The last regular EU summit of the year is next Thursday and Friday. Particularly in the dispute over the € 1.8 trillion budget package, a way out is urgently sought, otherwise the EU would have to start the year 2021 with an emergency budget and the € 750 billion corona aid would also be frozen.

Michel said at a press conference on the results of his first year in office that the German presidency of the EU Council is looking for a way out. He declined to comment on proposals for a solution without Poland and Hungary. The two countries are blocking the budget package because they reject the rule of law clause. The European Commission is currently investigating the possibilities of establishing the Corona Aid Fund without the two countries.

However, Michel said his priority would be full implementation of the package agreed by the 27 states in July. This is also important for the credibility of the EU. “That is our number one goal for the coming days,” said Michel.

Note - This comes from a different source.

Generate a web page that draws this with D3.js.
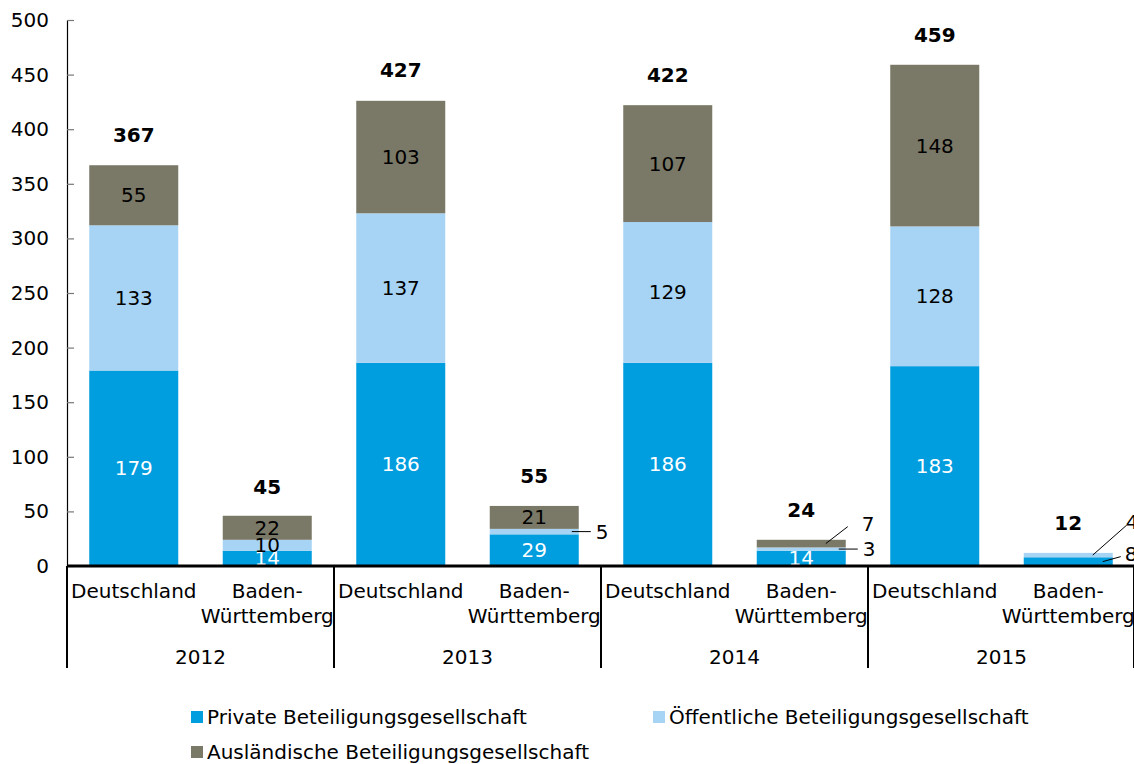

Under great time pressure, a solution is still being sought in the negotiations on a trade pact with Great Britain after the exit from the EU has become fully effective. These are not closed and you do not know what will be on the table, Michel said. But he stressed that the final decision rests with the 27 EU states: “Member States will have to decide, as will the British side,” Michel said. “Member States have to say yes or no, and if one side of the table says no, we have a no deal.”

In the dispute about the new EU climate target for 2030, Michel tries to overcome the resistance of some states. Not all 27 states support the European Commission’s proposal to reduce greenhouse gas emissions by at least 55 percent below 1990 levels by 2030. Germany is behind it. But Poland and other Central European countries, which rely heavily on coal, have reservations and are demanding financial assistance. The tightening is intended to help meet the Paris climate agreement and end dangerous global warming.

Another topic at the summit is whether new EU sanctions should be imposed on Turkey for its provocative policies towards Greece and Cyprus. Michel said the assessment of developments since the beginning of October has not been positive. There have been other unilateral acts and hostile reports and rhetoric. Therefore, the next steps will be discussed at the EU summit.

The main focus of the dispute is Greece and Cyprus’ allegations that Turkey is illegally investigating natural gas reserves in the Eastern Mediterranean. The Turkish government rejects this and takes the view that the search for natural gas is legitimate.